Essa mulher pode representar o medo de ser punida pela irmã em decorrência do sentimento cultivado por ela, e a possibilidade da reconciliação, a mudança que precisa realizar, abandonando o passado de mágoas e resentimentos? O pedido de desculpas poderia ser a sua necessidade de ver sua irmã se desculpando, mas espelha a culpa que sentes pelos sentimentos negativos dos quais não consegue se libertar.
Minha culpa, minha culpa, minha máxima culpa! Antes de tudo você precisa se perdoar, ter compaixão por si mesmo e compreender que é chegada a hora de reconciliar-se consigo mesmo e com aqueles que estão dentro de um passado que precisa ser passado a limpo.
O veneno destilado a ser tomado pode esconder a verdadeira ameaça: a submissão. Cercada por 4 ou por cem, qual a diferença? A dignidade da autonomia. Ninguém pode tirá-la a não ser você mesmo.
Você continua funcionando sendo comandada por estranhos, ainda que na ameaça, e o que a leva a implorar, e a tentar seduzir o outro é o medo de ter que fazer o que o outro obriga. Abrir mão da autonomia é entregar ao outro o direito de te comandar. Você ainda funciona comandada pelo outro.
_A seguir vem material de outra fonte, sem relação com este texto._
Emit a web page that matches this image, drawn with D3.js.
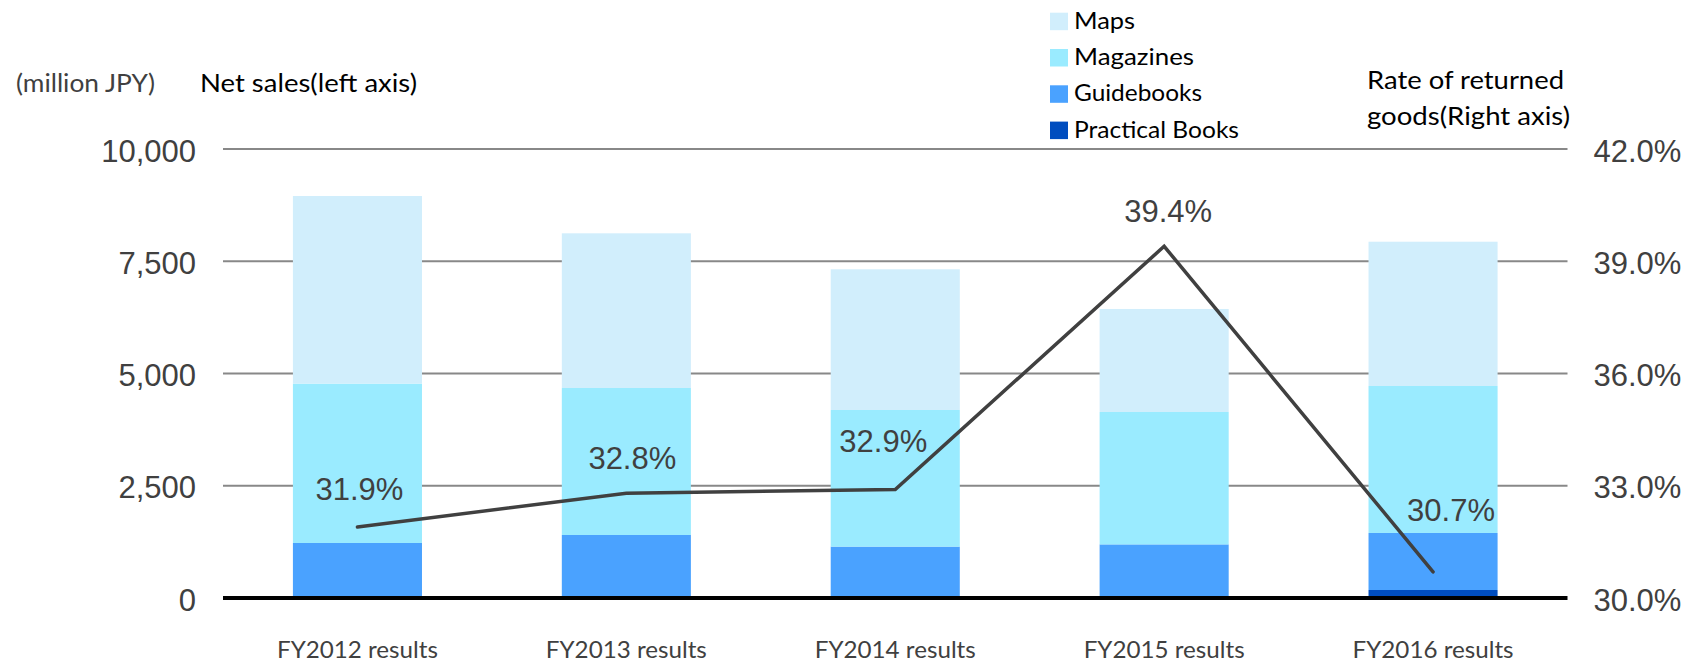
<!DOCTYPE html>
<html><head><meta charset="utf-8">
<script src="https://cdn.jsdelivr.net/npm/d3@7"></script>
<style>body{margin:0;background:#fff}svg{display:block}</style>
</head><body>
<svg id="chart" width="1704" height="663"></svg>
<script>
// ---- data ----
const categories = ["FY2012 results","FY2013 results","FY2014 results","FY2015 results","FY2016 results"];
const seriesKeys = ["Practical Books","Guidebooks","Magazines","Maps"];
const practicalBooks = [0, 0, 0, 0, 178];
const guidebooks = [1225, 1403, 1145, 1194, 1270];
const magazines = [3550, 3274, 3042, 2949, 3274];
const maps = [4178, 3445, 3134, 2294, 3213];
const returnRate = [31.9, 32.8, 32.9, 39.4, 30.7];
const leftTicks = [0, 2500, 5000, 7500, 10000];
const rightTicks = [30, 33, 36, 39, 42];
const legendOrder = ["Maps","Magazines","Guidebooks","Practical Books"];

// ---- styles / layout ----
const colors = {"Maps":"#d1eefc","Magazines":"#9aebff","Guidebooks":"#4aa2ff","Practical Books":"#004dbf"};
const labelOffsets = [[2,-27],[6,-24],[-12,-37],[4,-24],[18,-51]];
const sansJP = "Lato, 'Noto Sans', sans-serif";
const sansNum = "'Liberation Sans', Arial, sans-serif";

const svg = d3.select("#chart");
const x0 = 223, x1 = 1567.5, yBase = 598, yTop = 149;

const x = d3.scaleBand().domain(categories).range([x0, x1]).paddingInner(0.52).paddingOuter(0.26);
const y = d3.scaleLinear().domain([0, 10000]).range([yBase, yTop]);
const yR = d3.scaleLinear().domain([30, 42]).range([yBase, yTop]);

const table = categories.map((c, i) => ({
  cat: c,
  "Practical Books": practicalBooks[i],
  "Guidebooks": guidebooks[i],
  "Magazines": magazines[i],
  "Maps": maps[i],
  rate: returnRate[i]
}));

// gridlines
svg.append("g").selectAll("line").data(leftTicks.filter(d => d > 0)).join("line")
  .attr("x1", x0).attr("x2", x1)
  .attr("y1", d => y(d)).attr("y2", d => y(d))
  .attr("stroke", "#888").attr("stroke-width", 2);

// stacked bars
const stacked = d3.stack().keys(seriesKeys)(table);
svg.append("g").selectAll("g").data(stacked).join("g")
  .attr("fill", d => colors[d.key])
  .selectAll("rect").data(d => d).join("rect")
  .attr("x", d => x(d.data.cat))
  .attr("width", x.bandwidth())
  .attr("y", d => y(d[1]))
  .attr("height", d => Math.max(0, y(d[0]) - y(d[1])));

// baseline
svg.append("line").attr("x1", x0).attr("x2", x1).attr("y1", yBase).attr("y2", yBase)
  .attr("stroke", "#000").attr("stroke-width", 4);

// left axis
const gl = svg.append("g").attr("transform", `translate(${x0},0)`)
  .call(d3.axisLeft(y).tickValues(leftTicks).tickFormat(d3.format(",")).tickSize(0).tickPadding(27));
gl.select(".domain").remove();
gl.selectAll("text").attr("font-family", sansNum).attr("font-size", 31).attr("fill", "#404040").attr("dy", "0.39em");

// right axis
const gr = svg.append("g").attr("transform", `translate(${x1},0)`)
  .call(d3.axisRight(yR).tickValues(rightTicks).tickFormat(d => d.toFixed(1) + "%").tickSize(0).tickPadding(26));
gr.select(".domain").remove();
gr.selectAll("text").attr("font-family", sansNum).attr("font-size", 31).attr("fill", "#404040").attr("dy", "0.39em");

// bottom axis
const gb = svg.append("g").attr("transform", `translate(0,${yBase})`)
  .call(d3.axisBottom(x).tickSize(0));
gb.select(".domain").remove();
gb.selectAll("text").attr("font-family", sansJP).attr("font-size", 24).attr("fill", "#404040")
  .attr("y", 60).attr("dy", 0).attr("textLength", 161).attr("lengthAdjust", "spacingAndGlyphs");

// line
const line = d3.line().x(d => x(d.cat) + x.bandwidth() / 2).y(d => yR(d.rate));
svg.append("path").datum(table).attr("d", line)
  .attr("fill", "none").attr("stroke", "#404040").attr("stroke-width", 3.5)
  .attr("stroke-linejoin", "miter").attr("stroke-linecap", "round");

// line labels
svg.append("g").selectAll("text").data(table).join("text")
  .attr("x", (d, i) => x(d.cat) + x.bandwidth() / 2 + labelOffsets[i][0])
  .attr("y", (d, i) => yR(d.rate) + labelOffsets[i][1])
  .attr("text-anchor", "middle")
  .attr("font-family", sansNum).attr("font-size", 31).attr("fill", "#404040")
  .text(d => d.rate.toFixed(1) + "%");

// titles
function addText(t, xx, yy, size, fill, len) {
  const el = svg.append("text").attr("x", xx).attr("y", yy)
    .attr("font-family", sansJP).attr("font-size", size).attr("fill", fill).text(t);
  if (len) el.attr("textLength", len).attr("lengthAdjust", "spacingAndGlyphs");
  return el;
}
addText("(million JPY)", 16, 92, 25, "#404040", 139);
addText("Net sales(left axis)", 200, 92, 25, "#000", 217);
addText("Rate of returned", 1367, 88.5, 25, "#000", 197);
addText("goods(Right axis)", 1367, 124.5, 25, "#000", 203);

// legend
const legendW = {"Maps":61,"Magazines":120,"Guidebooks":128,"Practical Books":165};
const lg = svg.append("g").selectAll("g").data(legendOrder).join("g")
  .attr("transform", (d, i) => `translate(1050,${12.7 + i * 36.3})`);
lg.append("rect").attr("width", 18).attr("height", 17.5).attr("fill", d => colors[d]);
lg.append("text").attr("x", 24).attr("y", 16).attr("font-family", sansJP).attr("font-size", 24)
  .attr("fill", "#000").attr("textLength", d => legendW[d]).attr("lengthAdjust", "spacingAndGlyphs")
  .text(d => d);
</script>
</body></html>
Não adianta fugir de seu dever consigo mesmo. É fundamental aceitar a realidade de seus limites ou se verá obrigada a ceder ao controle do outro. É preciso abandonar a fantasia e aprender a se proteger sem se aprisionar nas armadilhas do simplismo. Desenvolva e amplie o repertório de respostas para não ficar perdida no passado de ressentimentos e mágoas.
Ah!
O PIOR DE NOSSOS ERROS APARECE
QUANDO NOS VEMOS OBRIGADOS
A PROVAR O PRÓPRIO VENENO.
Implorar e suplicar e se desculpar pode ser um ótimo curativo, mas o melhor é interromper e superar os equivocos.